Но Екатерина не остановилась на этом. У нее имелись для Томаса и другие дары, которые не только показали ее сердечную благодарность за его попечение, но и помогли ей в продвижении образа цивилизованной, высококультурной России, способной производить прекрасные предметы роскоши, вполне сопоставимые с лучшими европейскими образцами. Со времени своего восшествия на престол она активно приглашала в Петербург всевозможных иностранных мастеров, постепенно превращая свою столицу в центр производства ювелирных изделий, фарфора, золотых и серебряных украшений, а также медалей и монет. Эти изысканно сделанные вещицы, часто украшенные ее собственным изображением (она заранее вдумчиво отбирала соответствующие портреты), служили как бы рекламными товарами, прославляющими ее страну и ее собственное владычество.
Димсдейл получил по меньшей мере четыре образчика одного из типичных для Екатерины изделий такого рода – табакерки, затейливо украшенные бриллиантами, с эмалевым миниатюрным портретом государыни. При всей их ценности стоит отметить, что такие вещицы часто дарили важным гостям страны для прославления искусности российских мастеров и богатства России. Более персонализированным подарком стал дорожный чайно-кофейный сервиз, сделанный на Императорском фарфоровом заводе по особому заказу: позолоченные чайники, чашки с крышками и ложечки были украшены аллегорическими изображениями и монограммой Томаса; они помещались в деревянной шкатулке, снаружи обшитой сафьяном, а изнутри выстланной розовым атласом[273]
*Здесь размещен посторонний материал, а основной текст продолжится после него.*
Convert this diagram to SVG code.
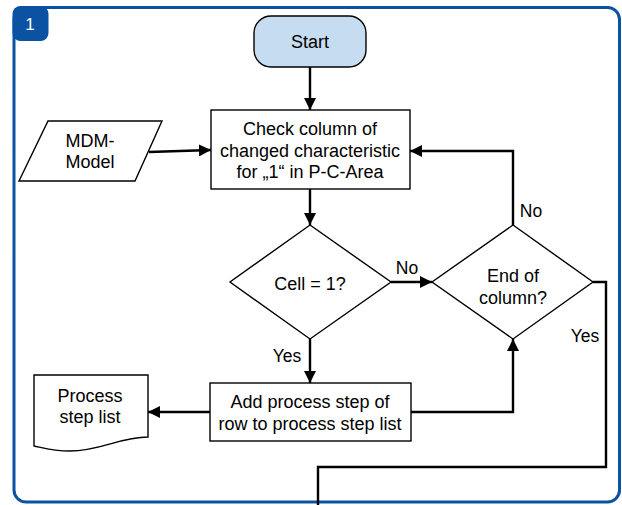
<svg xmlns="http://www.w3.org/2000/svg" width="622" height="505" viewBox="0 0 622 505">
  <defs>
    <style>
      text { font-family: "Liberation Sans", Arial, sans-serif; font-size: 18px; fill: #000; text-anchor: middle; }
      .lbl { font-size: 17.5px; }
      .node { fill: #fff; stroke: #000; stroke-width: 1.4; }
      .start { fill: #c6dcf1; stroke: #000; stroke-width: 1.4; }
      .edge { fill: none; stroke: #000; stroke-width: 2.4; }
      .frame { fill: none; stroke: #0b52a2; stroke-width: 3; }
      .badge { fill: #0b52a2; }
      .badge-text { fill: #fff; font-size: 17px; }
    </style>
    <marker id="arrow" viewBox="0 0 12 12" refX="12" refY="6" markerWidth="12" markerHeight="12" markerUnits="userSpaceOnUse" orient="auto">
      <path d="M0,0 L12,6 L0,12 Z" fill="#000"/>
    </marker>
  </defs>

  <!-- outer panel -->
  <rect class="frame" x="14" y="7.5" width="605.5" height="494.5" rx="12"/>
  <g id="badge">
    <rect class="badge" x="12.5" y="6" width="36" height="35" rx="8"/>
    <text class="badge-text" x="30" y="30">1</text>
  </g>

  <!-- connectors -->
  <g id="connectors">
    <line class="edge" x1="310" y1="67" x2="310" y2="110" marker-end="url(#arrow)"/>
    <line class="edge" x1="149" y1="152" x2="211" y2="150" marker-end="url(#arrow)"/>
    <line class="edge" x1="310" y1="189" x2="310" y2="225" marker-end="url(#arrow)"/>
    <line class="edge" x1="391" y1="282" x2="432" y2="282" marker-end="url(#arrow)"/>
    <polyline class="edge" points="513,225 513,151 410,151" marker-end="url(#arrow)"/>
    <polyline class="edge" points="593,282 606,282 606,467 318,467 318,505"/>
    <line class="edge" x1="310" y1="339" x2="310" y2="383" marker-end="url(#arrow)"/>
    <polyline class="edge" points="411,412 513,412 513,339" marker-end="url(#arrow)"/>
    <line class="edge" x1="210" y1="412" x2="148" y2="412" marker-end="url(#arrow)"/>
    <text class="lbl" x="407" y="274">No</text>
    <text class="lbl" x="531" y="217">No</text>
    <text class="lbl" x="585" y="342">Yes</text>
    <text class="lbl" x="287" y="362">Yes</text>
  </g>

  <g id="start">
    <rect class="start" x="254" y="16" width="112" height="51" rx="17"/>
    <text x="310" y="48">Start</text>
  </g>

  <g id="mdm-model">
    <polygon class="node" points="48,121 162,121 135,181 19,181"/>
    <text x="90" y="147">MDM-</text>
    <text x="90" y="168">Model</text>
  </g>

  <g id="check-column">
    <rect class="node" x="211" y="110" width="199" height="79"/>
    <text x="310" y="135">Check column of</text>
    <text x="310" y="157">changed characteristic</text>
    <text x="310" y="178">for „1“ in P-C-Area</text>
  </g>

  <g id="cell-check">
    <polygon class="node" points="310,225 391,282 310,339 230,282"/>
    <text x="310" y="290">Cell = 1?</text>
  </g>

  <g id="end-of-column">
    <polygon class="node" points="513,225 593,282 513,339 432,282"/>
    <text x="513" y="282">End of</text>
    <text x="513" y="304">column?</text>
  </g>

  <g id="add-step">
    <rect class="node" x="210" y="383" width="201" height="58"/>
    <text x="310" y="408">Add process step of</text>
    <text x="310" y="430">row to process step list</text>
  </g>

  <g id="process-step-list">
    <path class="node" d="M34,375 H148 V437 C120,437 100,451 70,451 C52,451 40,447 34,446 Z"/>
    <text x="90" y="402">Process</text>
    <text x="90" y="423">step list</text>
  </g>
</svg>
. Ко всему этому богатству прилагалась коллекция из шестидесяти двух серебряных памятных медалей и кольцо с бриллиантом.Натаниэль, которому пришлось без особой подготовки участвовать в трудном прививочном процессе, тоже получил дары. Павел, который был всего на шесть лет младше его, но успел сблизиться с молодым студентом-медиком, как с собственным отцом, вручил ему четырехцветную золотую табакерку, инкрустированную бриллиантами. Граф Шереметев (Натаниэль обеспечивал уход за его сыном и дочерью после их прививки) пожаловал ему не только табакерку, но и демонстративно огромное денежное вознаграждение. Томас писал Генри: «Старый граф счастлив необычайно. Он весьма богат и весьма щедр. В пятницу он вручил мне неведомый подарок, столь тяжелый, что я вышел из его дома, хромая. Лишь после, изучив содержимое, узнал я, что мне подарено 500 фунтов золотом».
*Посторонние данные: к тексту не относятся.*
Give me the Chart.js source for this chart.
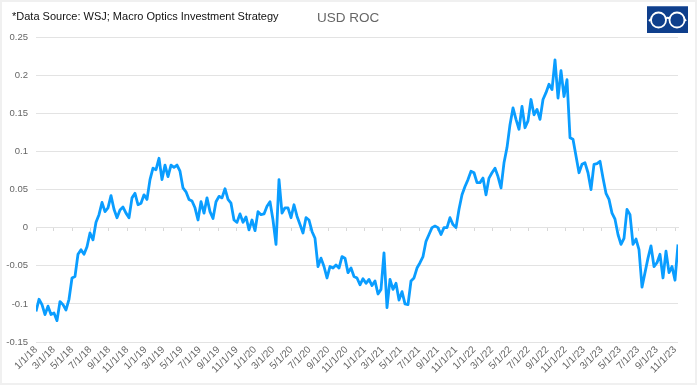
<!DOCTYPE html>
<html>
<head>
<meta charset="utf-8">
<title>USD ROC</title>
<script src="https://cdn.jsdelivr.net/npm/chart.js@4"></script>
<style>
  html, body { margin: 0; padding: 0; background: #f0f0f0; overflow: hidden; }
  #frame { position: absolute; left: 2px; top: 2px; width: 693px; height: 381px; background: #fff; }
  canvas { position: absolute; left: 0; top: 0; }
  .note { position: absolute; font-family: "Liberation Sans", Arial, sans-serif; white-space: nowrap; }
  #source { left: 12px; top: 10px; font-size: 11px; color: #111; }
  #heading { left: 317px; top: 10px; font-size: 13.5px; color: #666; }
  #logo { position: absolute; left: 647px; top: 6px; }
</style>
</head>
<body>
<div id="frame"></div>
<canvas id="roc" width="697" height="385"></canvas>
<div class="note" id="source">*Data Source: WSJ; Macro Optics Investment Strategy</div>
<div class="note" id="heading">USD ROC</div>
<svg id="logo" width="41" height="27" viewBox="0 0 41 27">
  <rect width="41" height="27" fill="#0f3f8c"/>
  <rect width="41" height="1" fill="#4a70ad"/>
  <g fill="none" stroke="#fff" stroke-width="1.8">
    <circle cx="11.5" cy="14" r="7.5"/>
    <circle cx="30" cy="14" r="7.5"/>
    <path d="M19 12.5 Q20.7 11 22.5 12.5"/>
    <path d="M4 13 L2 15"/>
    <path d="M37.5 13 L39 15"/>
  </g>
</svg>
<script>
// one reading every 10 days from 1/1/18
const stepDays = 10;
const rocValues = [
  -0.110,-0.094,-0.101,-0.114,-0.103,-0.114,-0.112,-0.122,-0.097,-0.101,
  -0.108,-0.094,-0.066,-0.064,-0.035,-0.029,-0.035,-0.025,-0.007,-0.016,
  0.007,0.017,0.033,0.021,0.026,0.042,0.024,0.013,0.023,0.027,
  0.019,0.013,0.039,0.045,0.030,0.032,0.043,0.037,0.063,0.078,
  0.076,0.091,0.063,0.082,0.067,0.082,0.079,0.082,0.074,0.052,
  0.047,0.037,0.035,0.026,0.010,0.034,0.019,0.039,0.021,0.012,
  0.034,0.041,0.039,0.051,0.037,0.032,0.010,0.007,0.018,0.007,
  0.014,-0.003,0.010,-0.004,0.021,0.017,0.018,0.028,0.034,0.010,
  -0.022,0.063,0.019,0.026,0.026,0.013,0.030,0.015,0.004,-0.007,
  0.013,0.010,-0.005,-0.014,-0.051,-0.040,-0.051,-0.066,-0.051,-0.053,
  -0.049,-0.053,-0.038,-0.040,-0.059,-0.053,-0.064,-0.066,-0.075,-0.067,
  -0.073,-0.068,-0.076,-0.070,-0.087,-0.081,-0.033,-0.105,-0.068,-0.081,
  -0.073,-0.095,-0.084,-0.100,-0.101,-0.070,-0.066,-0.053,-0.046,-0.038,
  -0.018,-0.009,0.000,0.002,0.000,-0.009,0.000,0.000,0.013,0.004,
  0.000,0.024,0.043,0.054,0.063,0.074,0.072,0.059,0.059,0.065,
  0.043,0.065,0.072,0.078,0.067,0.052,0.085,0.105,0.135,0.157,
  0.142,0.129,0.159,0.131,0.140,0.168,0.148,0.155,0.142,0.168,
  0.177,0.188,0.181,0.220,0.170,0.206,0.172,0.194,0.118,0.116,
  0.094,0.072,0.083,0.085,0.072,0.050,0.083,0.084,0.087,0.065,
  0.045,0.037,0.019,0.011,-0.009,-0.022,-0.014,0.024,0.017,-0.022,
  -0.015,-0.029,-0.078,-0.059,-0.040,-0.024,-0.051,-0.046,-0.035,-0.066,
  -0.031,-0.059,-0.051,-0.069,-0.022
];
const tickLabels = [
  '1/1/18','3/1/18','5/1/18','7/1/18','9/1/18','11/1/18',
  '1/1/19','3/1/19','5/1/19','7/1/19','9/1/19','11/1/19',
  '1/1/20','3/1/20','5/1/20','7/1/20','9/1/20','11/1/20',
  '1/1/21','3/1/21','5/1/21','7/1/21','9/1/21','11/1/21',
  '1/1/22','3/1/22','5/1/22','7/1/22','9/1/22','11/1/22',
  '1/1/23','3/1/23','5/1/23','7/1/23','9/1/23','11/1/23'
];

const DAY = 86400000;
const start = Date.UTC(2018, 0, 1);
function dayOf(label) {
  const p = label.split('/');
  return (Date.UTC(2000 + Number(p[2]), p[0] - 1, Number(p[1])) - start) / DAY;
}
const points = rocValues.map((v, i) => ({ x: i * stepDays, y: v }));
const lastDay = (rocValues.length - 1) * stepDays;
const setDateTicks = scale => { scale.ticks = tickLabels.map(l => ({ value: dayOf(l) })); };

const ctx = document.getElementById('roc').getContext('2d');
new Chart(ctx, {
  type: 'line',
  data: {
    datasets: [{
      label: 'USD ROC',
      data: points,
      borderColor: '#0a9dff',
      borderWidth: 2.8,
      pointRadius: 0,
      tension: 0,
      fill: false,
      borderJoinStyle: 'round'
    }]
  },
  options: {
    responsive: false,
    animation: false,
    layout: { padding: { top: 37, right: 19, bottom: 0, left: 0 } },
    scales: {
      x: {
        type: 'linear',
        min: 0,
        max: lastDay,
        afterBuildTicks: setDateTicks,
        afterFit: s => { s.height = 43; },
        grid: { display: false, drawTicks: false },
        border: { display: false },
        ticks: {
          autoSkip: false,
          minRotation: 45,
          maxRotation: 45,
          padding: 2,
          color: '#666',
          font: { family: '"Liberation Sans", Arial, sans-serif', size: 10 },
          callback: (v, i) => tickLabels[i]
        }
      },
      // tick marks sitting on the zero line
      xZero: {
        type: 'linear',
        axis: 'x',
        position: { y: 0 },
        min: 0,
        max: lastDay,
        afterBuildTicks: setDateTicks,
        border: { color: '#e2e2e2', width: 1 },
        grid: { drawOnChartArea: false, color: '#d8d8d8', tickLength: 3 },
        ticks: { display: false }
      },
      y: {
        min: -0.15,
        max: 0.25,
        afterFit: s => { s.width = 36; },
        afterBuildTicks: s => {
          s.ticks = [-0.15, -0.1, -0.05, 0, 0.05, 0.1, 0.15, 0.2, 0.25].map(v => ({ value: v }));
        },
        grid: { color: '#e3e3e3', lineWidth: 1, drawTicks: false },
        border: { display: false },
        ticks: {
          padding: 8,
          color: '#666',
          font: { family: '"Liberation Sans", Arial, sans-serif', size: 9.5 },
          callback: v => String(Number(v.toFixed(2)))
        }
      }
    },
    plugins: {
      legend: { display: false },
      tooltip: { enabled: false }
    }
  }
});
</script>
</body>
</html>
Царские прививки завершились, вознаграждения были вручены, однако Екатерина продолжала оказывать гостеприимство своим английским визитерам. За те недели и даже месяцы, которые Томас провел в ее обществе в Петербурге и Царском Селе, он успел стать для нее далеко не только наемным медицинским специалистом – теперь она относилась к нему как к доверенному другу. Напряженные дни ее послепрививочного восстановления давно миновали, но она все так же наслаждалась обществом Томаса, и Димсдейлы по-прежнему принадлежали к числу ее излюбленных придворных фигур.
Как-то зимним днем императрица предложила Томасу присоединиться к ее охоте. Выехав за город, они били черных тетеревов на фоне белого неба над заснеженными полями и лесами[274]
. Томас подстрелил четырех птиц, императрица – девять, а два сопровождавших их аристократа – еще четырех. Екатерина была страстной охотницей и обожала ходить на диких птиц и зайцев с ружьем или охотничьим соколом, однако никому не следовало перегонять ее по количеству добычи. После охоты она подарила врачу набор оружия, поясной ремень для пистолета и пороховницу из собственной коллекции, сообщив, что она сама стреляла из этих пистолетов и удостоверилась, что они хороши. Кроме того, она вручила ему серебряный патронный ящичек с выгравированной английской надписью: «Томасу Димсдейлу, барону, действительному статскому советнику».Томас описал эти подарки в письме, адресованном хирургу Джону Димсдейлу, сыну его кузена, убеждая родственника подумать, не осчастливить ли Россию или Польшу своими медицинскими умениями («если только у тебя достанет духа пуститься в такое путешествие»)[275]
. России не хватало собственных врачей, что открывало заманчивые возможности для предприимчивых англичан. Он заверил Джона, что его собственные «тяготы и неопределенность» теперь позади: «Благополучно справившись со всеми моими невзгодами, чувствую теперь, что все улыбается мне. Ты уже слышал, в какой преблагородной манере был я вознагражден. Однако я с радостию постоянно принимаю новые знаки благосклонности императрицы, великого князя и всего двора». В конце послания имелась приписка, указывавшая, что ответ следует адресовать так: Monsieur Le Baron Dimsdale à Moscou, Russia{28}. Этот человек, чьи предки-квакеры из принципа отвергали всяческие титулы, явно наслаждался своим новым статусом.